The logical next step is a gap analysis. Map ESPR-mandated data categories against your current systems. For each data point, determine: Do we have it? Where does it reside? Who owns its accuracy? Some data will come from your bill of materials and bill of processes. Some will require Life Cycle Assessment inputs from upstream suppliers.
Many suppliers will be hesitant to share proprietary information, so businesses need to begin supplier conversations early. Have data-sharing agreements that specify formats, update frequencies and verification protocols. For proprietary data protection, zero-knowledge proofs can be used. Sensitive information can be encrypted so that only authorized parties can access it upon verified request.
Once the data framework is defined, the technology layer becomes clearer. Barcodes, QR codes, RFID tags or NFC chips can make the passport accessible from the physical product. Blockchain’s role begins one layer below. It provides a tamper-evident trust anchor for key lifecycle attestations. You don’t have to replace ERP systems; you can have them publish verifiable updates into a shared integrity layer via middleware and APIs.

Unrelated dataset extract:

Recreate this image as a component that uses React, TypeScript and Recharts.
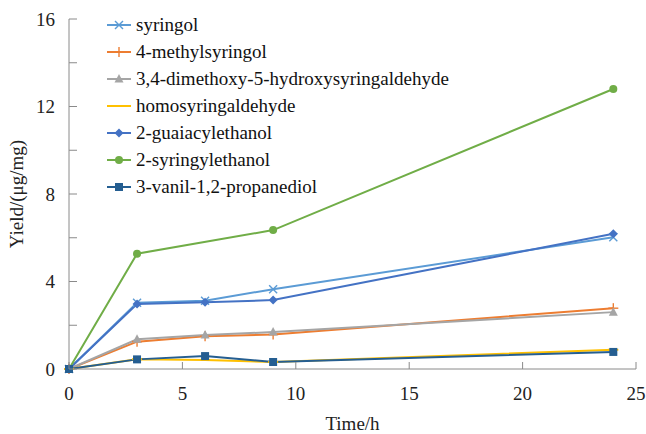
import React from "react"
import {
  LineChart,
  Line,
  XAxis,
  YAxis,
  Legend,
  Label,
} from "recharts"

// Reaction time (h) and yields (μg/mg)
const times = [0, 3, 6, 9, 24]
const syringol = [0, 3.03, 3.12, 3.65, 6.02]
const methylSyringol = [0, 1.25, 1.5, 1.58, 2.78]
const dimethoxyAldehyde = [0, 1.36, 1.55, 1.69, 2.6]
const homosyringaldehyde = [0, 0.45, 0.41, 0.32, 0.88]
const guaiacylethanol = [0, 2.97, 3.05, 3.15, 6.18]
const syringylethanol = [0, 5.27, null, 6.35, 12.8]
const vanilPropanediol = [0, 0.44, 0.59, 0.32, 0.78]

const xTicks = [0, 5, 10, 15, 20, 25]
const yTicks = [0, 2, 4, 6, 8, 10, 12, 14, 16]
const yLabelled = [0, 4, 8, 12, 16]

const FONT = "'Liberation Serif', 'Times New Roman', serif"
const AXIS = "#8a8a8a"

type Shape = "x" | "plus" | "triangle" | "dash" | "diamond" | "circle" | "square"

const series: { key: string; name: string; color: string; shape: Shape; values: (number | null)[] }[] = [
  { key: "s1", name: "syringol", color: "#5B9BD5", shape: "x", values: syringol },
  { key: "s2", name: "4-methylsyringol", color: "#ED7D31", shape: "plus", values: methylSyringol },
  { key: "s3", name: "3,4-dimethoxy-5-hydroxysyringaldehyde", color: "#A5A5A5", shape: "triangle", values: dimethoxyAldehyde },
  { key: "s4", name: "homosyringaldehyde", color: "#FFC000", shape: "dash", values: homosyringaldehyde },
  { key: "s5", name: "2-guaiacylethanol", color: "#4472C4", shape: "diamond", values: guaiacylethanol },
  { key: "s6", name: "2-syringylethanol", color: "#70AD47", shape: "circle", values: syringylethanol },
  { key: "s7", name: "3-vanil-1,2-propanediol", color: "#255E91", shape: "square", values: vanilPropanediol },
]

const data = times.map((t, i) => {
  const row: Record<string, number | null> = { t }
  series.forEach((s) => (row[s.key] = s.values[i]))
  return row
})

function marker(shape: Shape, color: string, cx: number, cy: number, key?: string) {
  switch (shape) {
    case "x":
      return (
        <g key={key} stroke={color} strokeWidth={1.4}>
          <line x1={cx - 4} y1={cy - 4} x2={cx + 4} y2={cy + 4} />
          <line x1={cx - 4} y1={cy + 4} x2={cx + 4} y2={cy - 4} />
        </g>
      )
    case "plus":
      return (
        <g key={key} stroke={color} strokeWidth={1.4}>
          <line x1={cx} y1={cy - 5} x2={cx} y2={cy + 5} />
          <line x1={cx - 5} y1={cy} x2={cx + 5} y2={cy} />
        </g>
      )
    case "triangle":
      return (
        <polygon
          key={key}
          points={`${cx},${cy - 5} ${cx + 4.5},${cy + 3.5} ${cx - 4.5},${cy + 3.5}`}
          fill={color}
        />
      )
    case "dash":
      return <line key={key} x1={cx - 5} y1={cy} x2={cx + 5} y2={cy} stroke={color} strokeWidth={2} />
    case "diamond":
      return (
        <polygon
          key={key}
          points={`${cx},${cy - 4.5} ${cx + 4.5},${cy} ${cx},${cy + 4.5} ${cx - 4.5},${cy}`}
          fill={color}
        />
      )
    case "circle":
      return <circle key={key} cx={cx} cy={cy} r={4} fill={color} />
    default:
      return <rect key={key} x={cx - 4} y={cy - 4} width={8} height={8} fill={color} />
  }
}

const XTick = (props: any) => {
  const { x, y, payload } = props
  return (
    <g>
      <line x1={x} y1={y} x2={x} y2={y - 7} stroke={AXIS} />
      <text x={x} y={y + 31} textAnchor="middle" fontSize={19} fontFamily={FONT} fill="#222">
        {payload.value}
      </text>
    </g>
  )
}

const YTick = (props: any) => {
  const { x, y, payload } = props
  return (
    <g>
      <line x1={x} y1={y} x2={x + 8} y2={y} stroke={AXIS} />
      {yLabelled.includes(payload.value) && (
        <text x={x - 14} y={y + 6.5} textAnchor="end" fontSize={19} fontFamily={FONT} fill="#222">
          {payload.value}
        </text>
      )}
    </g>
  )
}

const LegendBox = () => (
  <div style={{ fontFamily: FONT, fontSize: 19, color: "#111" }}>
    {series.map((s) => (
      <div key={s.key} style={{ display: "flex", alignItems: "center", height: 27 }}>
        <svg width={24} height={14}>
          <line x1={0} y1={7} x2={24} y2={7} stroke={s.color} strokeWidth={2} />
          {marker(s.shape, s.color, 12, 7)}
        </svg>
        <span style={{ marginLeft: 5, lineHeight: "27px", fontFamily: FONT }}>{s.name}</span>
      </div>
    ))}
  </div>
)

export default function App() {
  return (
    <div style={{ position: "absolute", left: 0, top: 0, width: 646, height: 434 }}>
      <LineChart
        width={646}
        height={434}
        data={data}
        margin={{ top: 19, right: 10, left: 24, bottom: 0 }}
      >
        <XAxis
          dataKey="t"
          type="number"
          domain={[0, 25]}
          ticks={xTicks}
          tickSize={0}
          tickMargin={0}
          tick={<XTick />}
          stroke={AXIS}
          height={65}
          interval={0}
        >
          <Label
            content={({ viewBox }: any) => (
              <text
                x={viewBox.x + viewBox.width / 2}
                y={viewBox.y + viewBox.height - 4}
                textAnchor="middle"
                fontSize={19}
                fontFamily={FONT}
                fill="#222"
              >
                Time/h
              </text>
            )}
          />
        </XAxis>
        <YAxis
          type="number"
          domain={[0, 16]}
          ticks={yTicks}
          tickSize={0}
          tickMargin={0}
          tick={<YTick />}
          stroke={AXIS}
          width={45}
          interval={0}
        >
          <Label
            content={({ viewBox }: any) => (
              <text
                transform={`translate(${viewBox.x - 7.5},${viewBox.y + viewBox.height / 2}) rotate(-90)`}
                textAnchor="middle"
                dominantBaseline="central"
                fontSize={19}
                fontFamily={FONT}
                fill="#222"
              >
                Yield/(μg/mg)
              </text>
            )}
          />
        </YAxis>
        <Legend
          layout="vertical"
          align="center"
          verticalAlign="middle"
          content={<LegendBox />}
          wrapperStyle={{ top: 11, left: 107, width: "auto", height: "auto" }}
        />
        {series.map((s) => (
          <Line
            key={s.key}
            dataKey={s.key}
            name={s.name}
            type="linear"
            stroke={s.color}
            strokeWidth={2}
            connectNulls
            isAnimationActive={false}
            dot={(p: any) =>
              p.cx == null || p.cy == null || p.value == null
                ? <g key={`${s.key}-${p.index}`} />
                : marker(s.shape, s.color, p.cx, p.cy, `${s.key}-${p.index}`)
            }
            activeDot={false}
          />
        ))}
      </LineChart>
    </div>
  )
}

This level of integration is complex, so you may want to work with a partner familiar with supply chain complexities and strict regulatory compliance requirements. Either way, you will need a direct thread of data that links a raw material to a finished good. You will also need to ensure that the digital twin is compliant with the ESPR interoperability standards.
Conclusion
For businesses, the question is no longer whether to invest in traceability infrastructure, but how quickly they can build the systems to substantiate their claims. In a marketplace flooded with unsubstantiated green claims, the ability to provide cryptographic proof of sustainability is becoming a regulatory requirement as much as a competitive advantage.